If you have a hammer, every problem looks like a nail. Cybersecurity has a similar issue: every problem can appear as an isolated situation requiring a point solution. Yet this approach devalues cybersecurity investments considerably and leaves a lot of money on the table in terms of unused features, redundant overlaps, and taking valuable time from security teams.
“This has been one of the main issues in cybersecurity for years,“ says Lior Arbel, co-founder of SAAS provider, Encore. “I've been in the cybersecurity market for 25 years and things haven't changed. Organisations are buying new point solutions or replacing existing ones, only to find themselves in a similar situation. They don't make sure that the solutions are integrated correctly, and they can't identify the gaps in coverage, leaving a door for an attacker to access.”
Why does diligently adding security products reward companies with even more security headaches? The fundamental problem stems from modern cybercrime.
Security in a complex world
It's primarily a myth that cybercriminals deploy exotic and never-before-seen tools for their attacks. The exceptions are nation states and highly specialised groups, whereas the rest rely on known exploits and poor security hygiene. For example, prevalent malware such as Emotet, Trickbot and Lokibot are more than six years old, yet still rank in the top 10 most used by cyber criminals. This legacy demonstrates that companies are not necessarily more secure for all their security investments – and complexity is to blame.
“Focusing on point solutions for specific problems creates layers of complexity,” says Arbel. “You feel more secure, but you actually create more work for your security teams with little benefit. If you don't have consolidated reporting, you must check each system individually in its own reporting language and without a direct link of how it fits into the rest of your environment. Additionally, in larger organisations there are also silos within cybersecurity where each team works almost in isolation. Such silos help an attacker to penetrate networks and systems without being detected.”
Complexity also creates overlaps and redundancies. Security systems perform best when they integrate with other tools. An emphasis on point deployments results in valuable features left unused.

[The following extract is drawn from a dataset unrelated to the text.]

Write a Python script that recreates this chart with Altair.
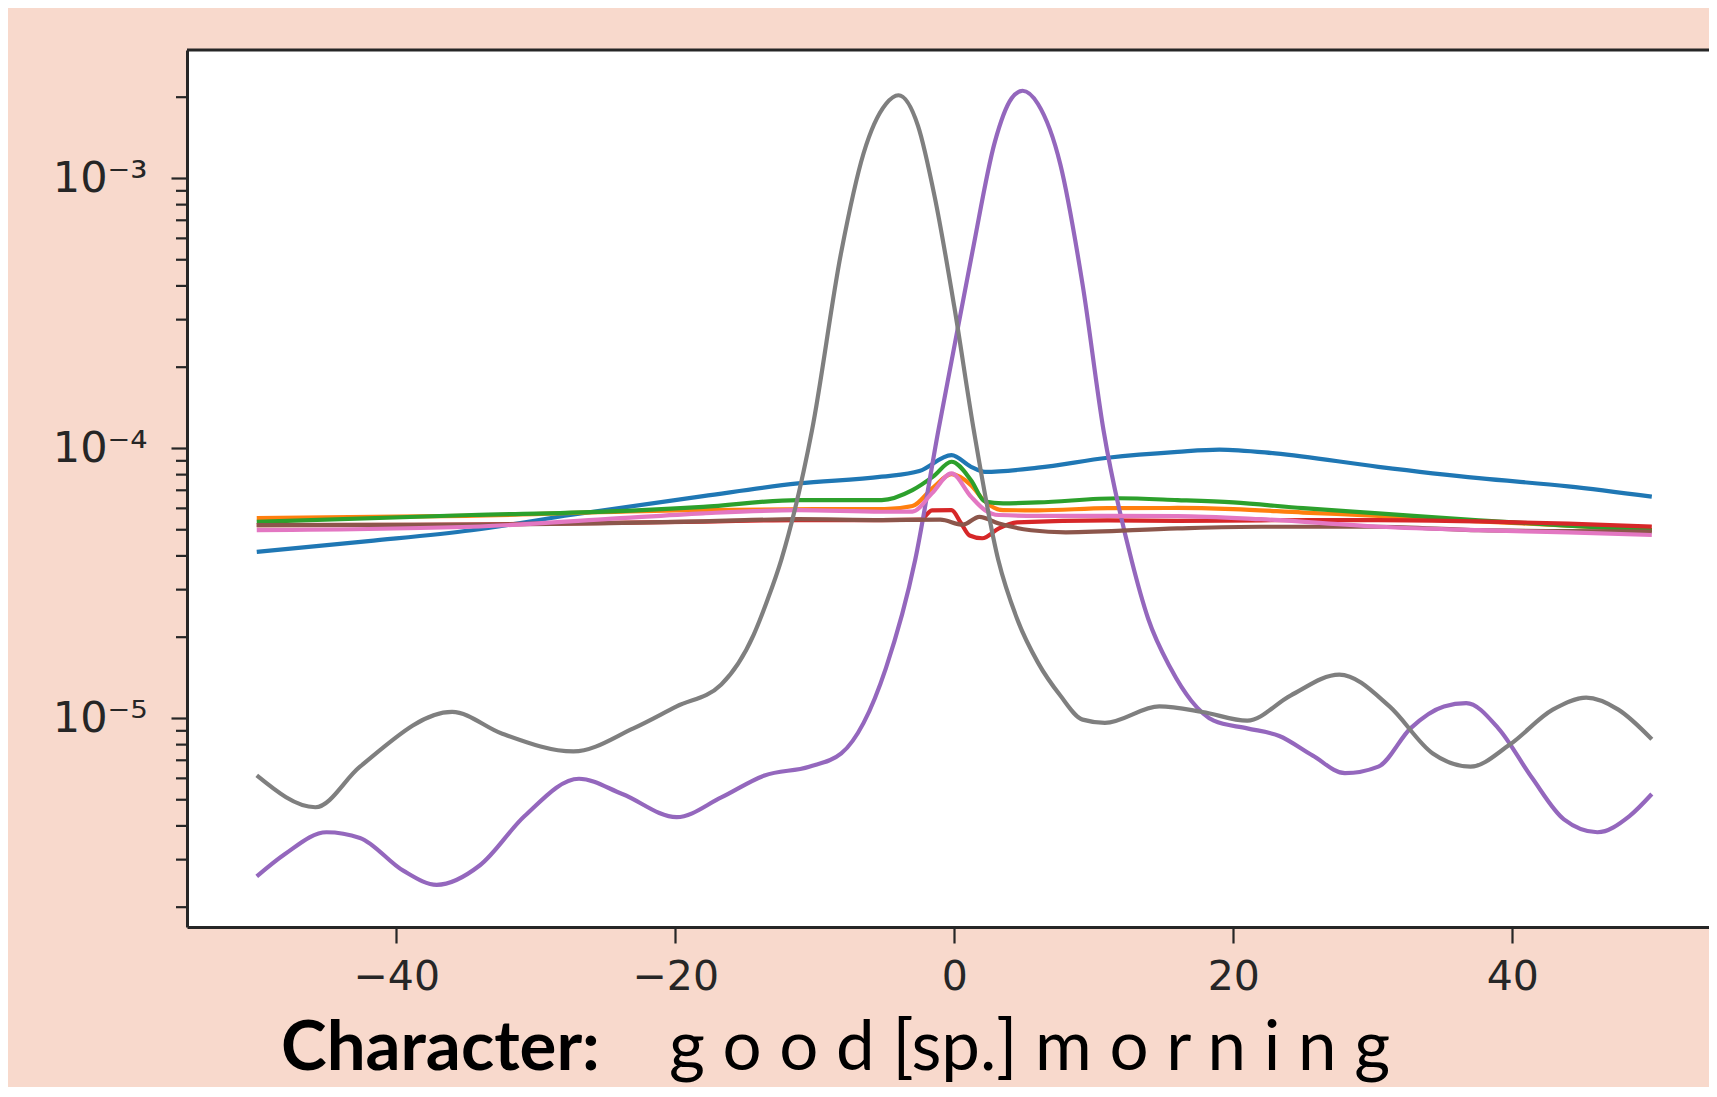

Arbel explains that the security market's evolution makes these issues more common. “Such problems couldn't be solved 10 years ago because it was a different world for security. The idea of integrated security framed around a strategic plan has been a big step forward for the industry, and there would be growing pains. Companies should accept that overlaps and redundancies exist, then look for ways to fix those problems.”
“It's even a badge of honour,” he continues. “I'll go as far as to say that if you have a complexity problem, you're paying attention to security. But now you need to consolidate and amplify those investments.”
Can we fix modern security?
When you look at one piece of a puzzle, can you extrapolate what the whole puzzle will be? That's very unlikely, yet this is what organisations have been doing for years with cybersecurity reporting.
“Different products often talk in their own reporting language, showing only what they identify in isolation from other solutions. Additionally, systems can't report on what they are not aware of. So, if there is a gap of coverage, the system will not report on issues from systems it is not aware exist. We also find that some implementations are so stuck on complying with service-level agreements that they neglect complementing the larger security strategy. On paper things look just fine, but in reality, systems and teams aren't talking to each other.”
Such issues compound reporting demands. Companies often pay a lot to compile and consolidate reporting data manually. This process can take days or even weeks, by which time much of the information is outdated and useless. Unless you can comprehensively and constantly audit an environment, you are wasting your effort.
Digital security companies frequently encounter this complexity conundrum. They cannot do their work if they don't understand the nuances of their customers' environments, prompting some to develop new tools that agnostically audit digital security estates.
“The trick is to bypass the individual reporting tools and instead use software that discovers and queries security services directly. We developed such a tool for our internal teams, but our customers soon started asking about using it for their operations.”
Cybersecurity is expensive and an ongoing cost. There is no avoiding that reality. But when security teams can audit their environment – removing redundancies, consolidating licences and plugging gaps that could make all that spend moot – then cybersecurity becomes cybersafe value.
“Don't ignore complexity issues in your security,” says Arbel. “It's a real money hole and drastically reduces the worth of what you've spent. Real-time reporting that operates independently from the standards and features of different products makes an enormous impact on maturing security estates. Your teams won't rush out to justify and buy new point solutions every time they spot a gap. They can take a more strategic approach, use what's already available, and even save money while keeping the business safe from hackers and data thieves.”